Different modes of fluidization in Human Bronchial Epithelial Cells -- the Unjamming Transition vs. the Epithelial-Mesenchymal Transition

Epithelial tissues are non-migratory and behave as a jammed system under homeostatic conditions. Using a jammed layer of human lung epithelial cells we compare a new mode of tissue fluidization, induced by mechanical compression, namely the unjamming transition (UJT) with the epithelial-mesenchymal transition (EMT). Our analyses of experimental data reveal the following: Strong cellular elongation and large fast moving Nematic swirls during the UJT while retaining epithelial nature. All these features are lost during the EMT when the cells become mesenchymal.

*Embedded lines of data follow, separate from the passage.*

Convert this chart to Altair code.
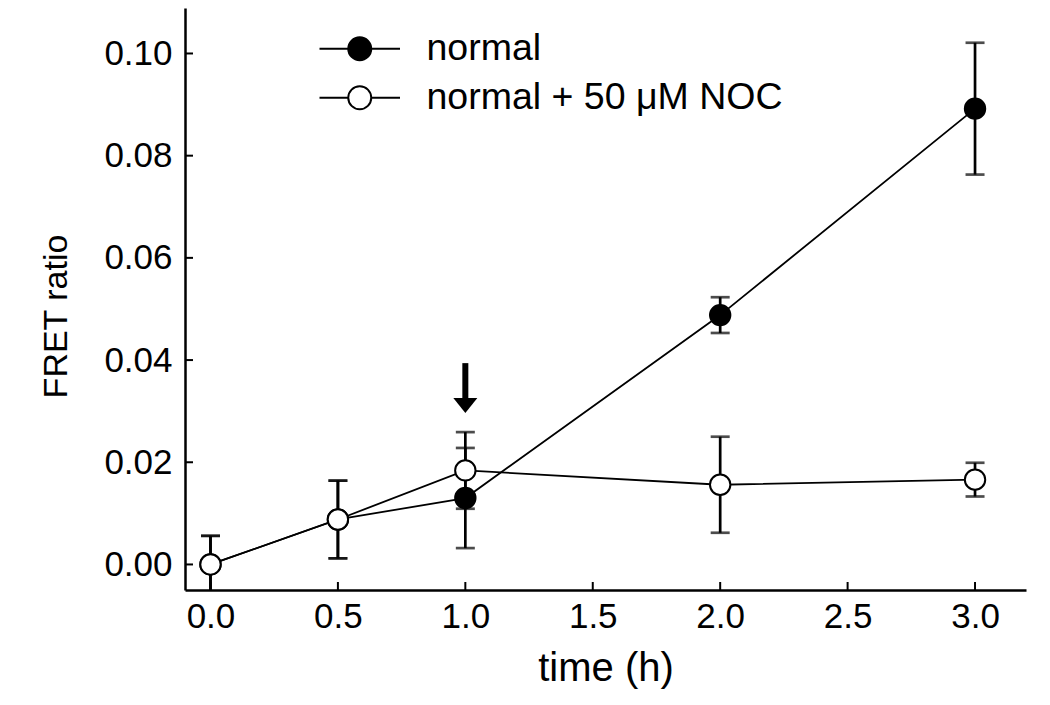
import altair as alt
import pandas as pd

# ---- data ----
time_h = [0.0, 0.5, 1.0, 2.0, 3.0]
normal_mean = [0.0, 0.0088, 0.0130, 0.0488, 0.0892]
normal_err = [0.0056, 0.0076, 0.0098, 0.0035, 0.0129]
noc_mean = [0.0, 0.0088, 0.0184, 0.0156, 0.0166]
noc_err = [0.0056, 0.0076, 0.0075, 0.0094, 0.0033]
series_names = ["normal", "normal + 50 \u03bcM NOC"]
x_ticks = [0.0, 0.5, 1.0, 1.5, 2.0, 2.5, 3.0]
y_ticks = [0.00, 0.02, 0.04, 0.06, 0.08, 0.10]
arrow_x = [1.0]
arrow_top = [0.0394]
arrow_head = [0.0311]

rows = []
for name, means, errs in [(series_names[0], normal_mean, normal_err),
                          (series_names[1], noc_mean, noc_err)]:
    for t, m, e in zip(time_h, means, errs):
        rows.append({"time": t, "ratio": m, "lo": m - e, "hi": m + e, "series": name})
df = pd.DataFrame(rows)
arrow_df = pd.DataFrame({"x": arrow_x, "top": arrow_top, "head": arrow_head})
xt_df = pd.DataFrame({"v": x_ticks})
yt_df = pd.DataFrame({"v": y_ticks})

FONT = "Liberation Sans"
W, H = 841, 582
TICK = 8
xscale = alt.Scale(domain=[-0.1, 3.2], nice=False, zero=False)
yscale = alt.Scale(domain=[-0.005, 0.1089], nice=False, zero=False)

xaxis = alt.Axis(values=x_ticks, format=".1f", title="time (h)", grid=False,
                 labelFontSize=35, titleFontSize=40, labelPadding=9,
                 titlePadding=14, labelFont=FONT, titleFont=FONT,
                 titleFontWeight="normal", labelColor="black", titleColor="black",
                 domainColor="black", domainWidth=2.5, ticks=False,
                 labelFlush=False)
yaxis = alt.Axis(values=y_ticks, format=".2f", title="FRET ratio", grid=False,
                 labelFontSize=35, titleFontSize=34, labelPadding=13,
                 titlePadding=30, titleY=308, labelFont=FONT, titleFont=FONT,
                 titleFontWeight="normal", labelColor="black", titleColor="black",
                 domainColor="black", domainWidth=2.5, ticks=False,
                 labelFlush=False)

base = alt.Chart(df)

err_rule = base.mark_rule(color="black", strokeWidth=2.7, clip=True).encode(
    x=alt.X("time:Q", scale=xscale, axis=xaxis),
    y=alt.Y("lo:Q", scale=yscale, axis=yaxis),
    y2="hi:Q",
)
cap_lo = base.mark_tick(color="black", orient="horizontal", size=19,
                        thickness=2.7, clip=True).encode(
    x=alt.X("time:Q", scale=xscale), y=alt.Y("lo:Q", scale=yscale))
cap_hi = base.mark_tick(color="black", orient="horizontal", size=19,
                        thickness=2.7, clip=True).encode(
    x=alt.X("time:Q", scale=xscale), y=alt.Y("hi:Q", scale=yscale))

lines = base.mark_line(color="black", strokeWidth=1.8).encode(
    x=alt.X("time:Q", scale=xscale),
    y=alt.Y("ratio:Q", scale=yscale),
    detail="series:N",
)

legend_path = "M-3.5,0H-1A1,1 0 1,1 1,0A1,1 0 1,1 -1,0M1,0H3.5"
points = base.mark_point(shape="circle", filled=True, stroke="black",
                         strokeWidth=2, opacity=1, size=415).encode(
    x=alt.X("time:Q", scale=xscale),
    y=alt.Y("ratio:Q", scale=yscale),
    fill=alt.Fill("series:N",
                  scale=alt.Scale(domain=series_names, range=["black", "white"]),
                  legend=alt.Legend(title=None, orient="none", legendX=156,
                                    legendY=22, symbolType=legend_path,
                                    symbolSize=529, symbolStrokeColor="black",
                                    symbolStrokeWidth=2, labelFont=FONT,
                                    labelFontSize=37.5, labelColor="black",
                                    labelOffset=48, rowPadding=10,
                                    labelLimit=600, symbolOpacity=1)),
)

# inward axis ticks
x_tick_marks = alt.Chart(xt_df).mark_rule(color="black", strokeWidth=2).encode(
    x=alt.X("v:Q", scale=xscale), y=alt.value(H), y2=alt.value(H - TICK))
y_tick_marks = alt.Chart(yt_df).mark_rule(color="black", strokeWidth=2).encode(
    y=alt.Y("v:Q", scale=yscale), x=alt.value(0), x2=alt.value(TICK))

arrow_shaft = alt.Chart(arrow_df).mark_rule(color="black", strokeWidth=6).encode(
    x=alt.X("x:Q", scale=xscale), y=alt.Y("top:Q", scale=yscale), y2="head:Q")
arrow_tip = alt.Chart(arrow_df).mark_point(
    shape="M-1,-0.625L1,-0.625L0,0.625Z", filled=True, color="black",
    opacity=1, size=576, strokeWidth=0).encode(
    x=alt.X("x:Q", scale=xscale), y=alt.Y("head:Q", scale=yscale))

chart = alt.layer(err_rule, cap_lo, cap_hi, lines, points, x_tick_marks,
                  y_tick_marks, arrow_shaft, arrow_tip).properties(
    width=W, height=H,
    background="white",
    autosize=alt.AutoSizeParams(type="none"),
    padding={"left": 177, "top": 0, "right": 15, "bottom": 110},
).configure_view(strokeWidth=0, stroke="transparent")

chart.save("out.html", embed_options={"renderer": "svg", "actions": False})
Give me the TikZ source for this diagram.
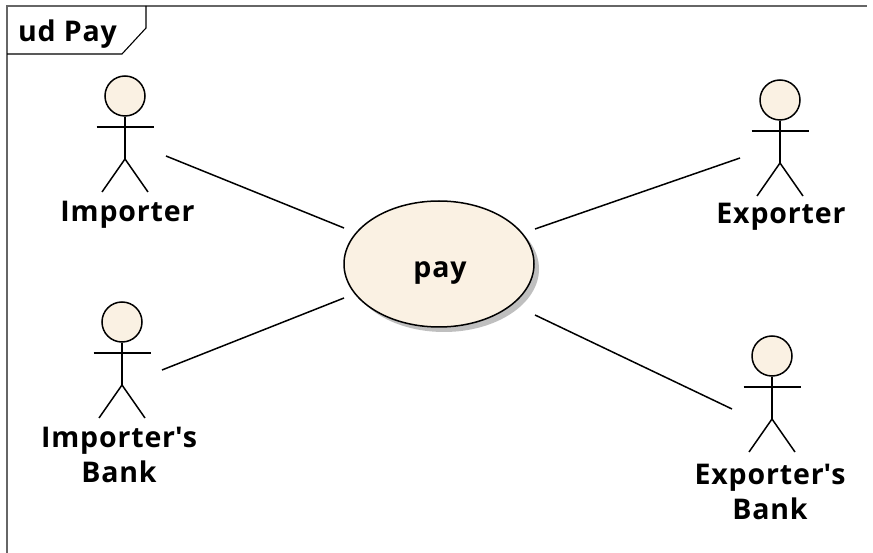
\documentclass[tikz,border=0pt]{standalone}
\usepackage{fontspec}
\setmainfont[LetterSpace=3]{Open Sans}
\usetikzlibrary{positioning,shadows,shapes.geometric}
\definecolor{usefill}{RGB}{250,241,227}
\tikzset{
  umlline/.style={line width=1.5pt,black},
  umltext/.style={font=\bfseries\fontsize{28.5pt}{34.5pt}\selectfont,inner sep=0pt},
  actorhead/.style={circle,draw,umlline,fill=usefill,minimum size=40pt,inner sep=0pt},
  actorname/.style={umltext,align=center,anchor=base},
  usecase/.style={ellipse,draw,umlline,fill=usefill,minimum width=190pt,minimum height=126pt,inner sep=0pt,
    drop shadow={shadow xshift=5pt,shadow yshift=-5pt,fill=black!25,opacity=1}},
  pics/actor/.style={code={
    \node[actorhead] (-head) at (0,0) {};
    \draw[umlline] (-head.south) -- (0,-63pt) coordinate (-hip);
    \draw[umlline] (-28.5pt,-31pt) -- (28.5pt,-31pt);
    \draw[umlline] (-23pt,-96pt) -- (-hip) -- (23pt,-96pt);
  }}
}
\begin{document}
\begin{tikzpicture}[x=1pt,y=-1pt]
\useasboundingbox (0,0) rectangle (873,553);
% frame
\draw[line width=1.3pt,black!60] (7,553) -- (7,6) -- (867,6);
\node[umltext,anchor=base] (frame_title) at (67.5,42) {ud Pay};
\draw[umlline,line width=1.1pt] (7,54) -- (122,54) -- (146,28) -- (146,6);
% actors
\pic (importer) at (125,96) {actor};
\pic (importerbank) at (122,322) {actor};
\pic (exporter) at (780,100) {actor};
\pic (exporterbank) at (772,356) {actor};
\node[actorname] (importer_name) at (127.5,222) {Importer};
\node[actorname] (importerbank_name) at (119,482) {Importer\textquotesingle s\\Bank};
\node[actorname] (exporter_name) at (781,224) {Exporter};
\node[actorname] (exporterbank_name) at (770,519) {Exporter\textquotesingle s\\Bank};
% use case
\node[usecase] (pay) at (439,264) {};
\node[umltext,anchor=base] (pay_name) at (440,278) {pay};
% free ends
\coordinate (c_importer) at (166,156);
\coordinate (c_importerbank) at (162,370);
\coordinate (c_exporter) at (740,158);
\coordinate (c_exporterbank) at (732,409);
\draw[umlline] (c_importer) -- (344,228);
\draw[umlline] (c_importerbank) -- (344,298);
\draw[umlline] (c_exporter) -- (535,229);
\draw[umlline] (c_exporterbank) -- (535,315);
\end{tikzpicture}
\end{document}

To further our understanding we developed a dynamic vertex model (DVM) which differs from previous vertex models in that the cell edges can now become curved and can thus reflect the competition of the forces acting on the edge locally. These forces include cortical tension, intracellular-pressure differences, and polarized motility forces. We explore different paths of solid-to-fluid transitions based on different parameters in the model, such as individual cell motility and preferred cell shapes, and compare our predictions with the experimental observations on UJT and EMT. Based on our comparisons, we propose that the UJT could be an alternative route to fluidization of jammed epithelial tissues, independent of the EMT.